### Your goal
Leaving out the pictures, retype the lines from the beginning of the listing through the line containing "minimum width=166pt, minimum".

Start Material

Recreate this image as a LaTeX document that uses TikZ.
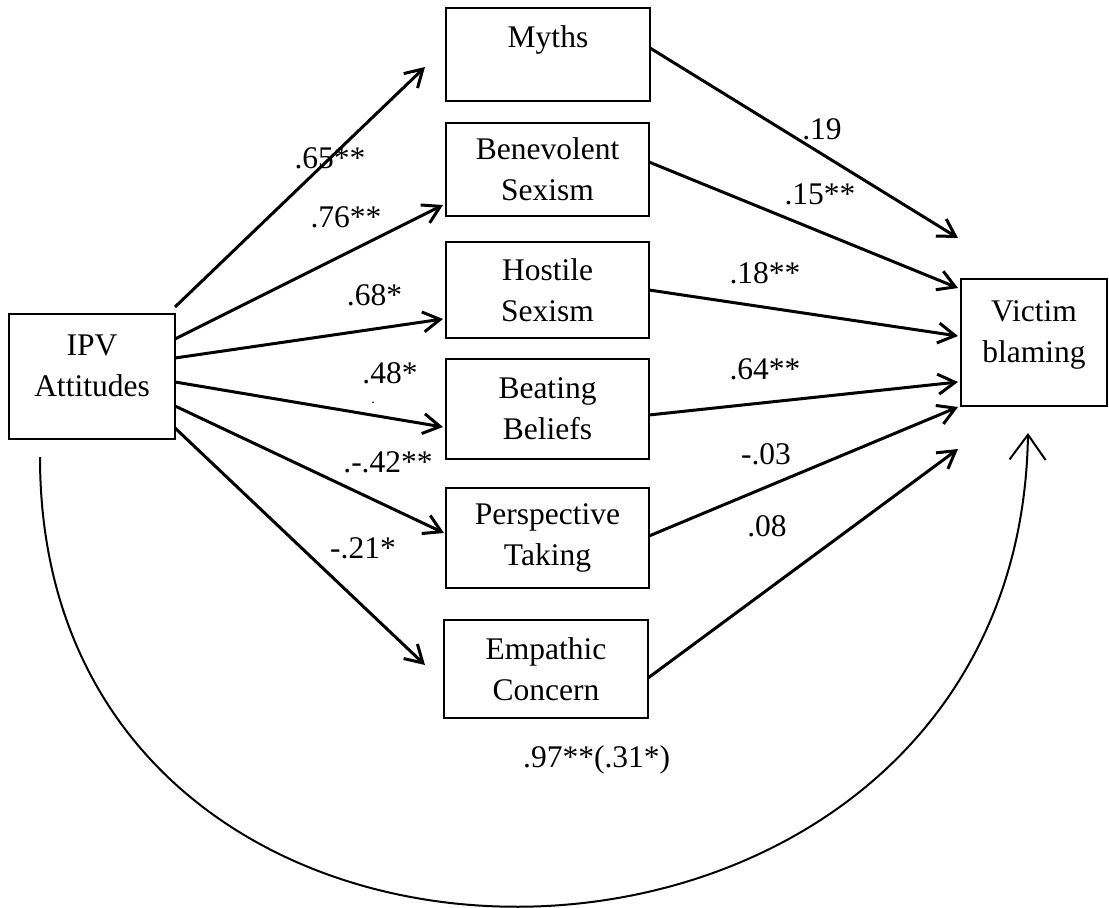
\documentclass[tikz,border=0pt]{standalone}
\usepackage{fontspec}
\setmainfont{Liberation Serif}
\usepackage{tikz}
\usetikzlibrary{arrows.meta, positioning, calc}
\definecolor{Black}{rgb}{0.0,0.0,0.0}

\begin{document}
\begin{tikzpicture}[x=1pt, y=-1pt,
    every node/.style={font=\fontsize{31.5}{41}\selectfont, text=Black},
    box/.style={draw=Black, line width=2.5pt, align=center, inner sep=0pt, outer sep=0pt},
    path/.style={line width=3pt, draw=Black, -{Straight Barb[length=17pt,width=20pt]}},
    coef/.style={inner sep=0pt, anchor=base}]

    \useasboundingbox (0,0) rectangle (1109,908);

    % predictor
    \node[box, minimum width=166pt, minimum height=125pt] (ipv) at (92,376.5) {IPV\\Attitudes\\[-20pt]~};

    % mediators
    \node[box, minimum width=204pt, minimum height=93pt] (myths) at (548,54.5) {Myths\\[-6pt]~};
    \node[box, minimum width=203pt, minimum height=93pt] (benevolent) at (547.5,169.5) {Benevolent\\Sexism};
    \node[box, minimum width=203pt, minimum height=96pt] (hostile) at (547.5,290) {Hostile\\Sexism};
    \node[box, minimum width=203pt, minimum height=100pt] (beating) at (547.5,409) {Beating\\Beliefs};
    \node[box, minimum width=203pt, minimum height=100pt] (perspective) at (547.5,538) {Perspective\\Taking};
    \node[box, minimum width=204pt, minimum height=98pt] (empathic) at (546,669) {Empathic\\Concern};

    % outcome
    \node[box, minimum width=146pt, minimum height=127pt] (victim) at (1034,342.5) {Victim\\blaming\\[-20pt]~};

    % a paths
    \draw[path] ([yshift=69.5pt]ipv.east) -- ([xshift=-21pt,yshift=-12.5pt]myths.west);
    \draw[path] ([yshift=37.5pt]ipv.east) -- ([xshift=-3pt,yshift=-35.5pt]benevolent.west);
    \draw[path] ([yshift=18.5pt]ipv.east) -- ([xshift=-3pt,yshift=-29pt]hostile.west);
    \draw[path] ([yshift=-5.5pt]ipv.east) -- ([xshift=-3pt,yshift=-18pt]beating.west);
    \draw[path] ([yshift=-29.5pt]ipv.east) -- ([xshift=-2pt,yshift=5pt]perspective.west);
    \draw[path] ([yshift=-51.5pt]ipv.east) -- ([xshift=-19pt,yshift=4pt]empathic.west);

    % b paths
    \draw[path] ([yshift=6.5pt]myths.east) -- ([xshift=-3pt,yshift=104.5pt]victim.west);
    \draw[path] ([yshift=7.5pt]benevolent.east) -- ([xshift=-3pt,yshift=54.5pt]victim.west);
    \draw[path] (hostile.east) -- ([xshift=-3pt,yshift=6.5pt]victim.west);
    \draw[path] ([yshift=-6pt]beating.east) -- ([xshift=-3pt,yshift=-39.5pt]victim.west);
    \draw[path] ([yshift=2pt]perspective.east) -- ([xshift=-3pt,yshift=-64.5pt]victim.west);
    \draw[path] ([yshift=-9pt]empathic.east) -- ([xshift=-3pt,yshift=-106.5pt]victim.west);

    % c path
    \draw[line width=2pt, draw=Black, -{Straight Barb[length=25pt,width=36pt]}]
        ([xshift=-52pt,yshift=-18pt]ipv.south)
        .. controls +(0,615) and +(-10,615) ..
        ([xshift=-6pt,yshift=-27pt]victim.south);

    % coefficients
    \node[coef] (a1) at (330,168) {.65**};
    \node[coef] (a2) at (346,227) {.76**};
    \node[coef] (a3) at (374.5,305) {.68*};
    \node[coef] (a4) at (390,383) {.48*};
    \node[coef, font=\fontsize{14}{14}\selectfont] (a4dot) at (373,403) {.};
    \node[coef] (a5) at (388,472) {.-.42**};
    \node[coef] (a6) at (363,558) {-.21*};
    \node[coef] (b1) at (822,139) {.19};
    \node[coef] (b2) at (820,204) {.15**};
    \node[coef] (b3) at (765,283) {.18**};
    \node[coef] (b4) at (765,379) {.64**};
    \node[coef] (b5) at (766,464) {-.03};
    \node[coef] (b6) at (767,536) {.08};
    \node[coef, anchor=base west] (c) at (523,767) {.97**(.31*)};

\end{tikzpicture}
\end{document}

End Material

### Exercise result
Recreate this image as a LaTeX document that uses TikZ.
\documentclass[tikz,border=0pt]{standalone}
\usepackage{fontspec}
\setmainfont{Liberation Serif}
\usepackage{tikz}
\usetikzlibrary{arrows.meta, positioning, calc}
\definecolor{Black}{rgb}{0.0,0.0,0.0}

\begin{document}
\begin{tikzpicture}[x=1pt, y=-1pt,
    every node/.style={font=\fontsize{31.5}{41}\selectfont, text=Black},
    box/.style={draw=Black, line width=2.5pt, align=center, inner sep=0pt, outer sep=0pt},
    path/.style={line width=3pt, draw=Black, -{Straight Barb[length=17pt,width=20pt]}},
    coef/.style={inner sep=0pt, anchor=base}]

    \useasboundingbox (0,0) rectangle (1109,908);

    % predictor
    \node[box, minimum width=166pt, minimum height=125pt] (ipv) at (92,376.5) {IPV\\Attitudes\\[-20pt]~};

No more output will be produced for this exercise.